Program Pembatasan pertumbuhan Penduduk ini pernah di lakukan pada era kepemimpinan Presiden Soeharto, waktu itu program yang bernama Keluarga Berencana (KB) yang mana KB merupakan program nasional yang menjadi trend pembatasan pertumbuhan jumlah penduduk di indonesia.
Pernyataan Puan Maharani seakan mengingatkan kita kembali akan konsep lahirnya program ini, yang mana ketika program ini di canangkan tidak sesuai dengna Kultur Budaya suatu daerah, jika hanya di lihat dari sisi ekonomi mungkin bisa bermanfaat, tapi jika di kaji dari aspek sosial dan budaya suatu daerah mungkin masih menjadi pertanyaan?
Seperti yang kita ketahui orang Bali turun temurun selalu mengatakan filosofi “ banyak anak banyak rejeki” yang sering dikatakan orang-orang tua jaman dulu, banyak anak banyak rejeki merupakan suatu arti bahwa orang bali tidak boleh putus dalam menambah tingkat pertumbuhan penduduknya sehingga dengan semakin banyaknya anggota keluarga di dalam satu keluarga dapat meringakan beban ekonomi nya.

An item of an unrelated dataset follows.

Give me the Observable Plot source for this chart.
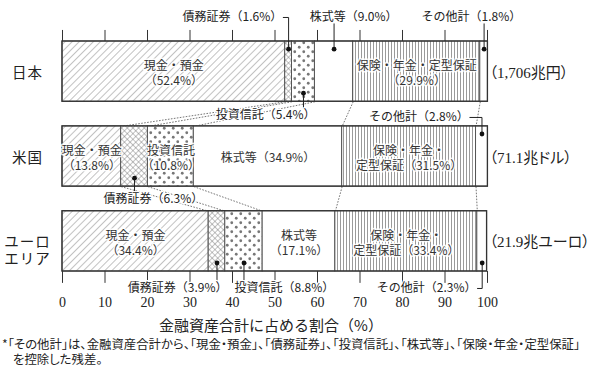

Nama orang Bali sebenarnya diawali dengan mencirikan kasta wangsa atau urutan kelahiran dalam golongan sudra, menurut “sastra kanda pat sari” perbedaan anak sebagai penanda kelahiran :
1. Wayan/putu/Gede sebagai anak pertama diambil dari kata wayah (tua), Putu (cucu) dan Gede (besar), persamaan itu hanya menandakan ciri yang dipakai di suatu wilayah.
2. Kadek/Made sebagai anak kedua Kadek (adik), made (Madya=tengah), ini menandakan anak kedua.
3. Komang/Nyoman anak ketiga bermakna sisa atau akhir.
4. Ketut anak ke empat yang berarti mengikuti dan mengekor.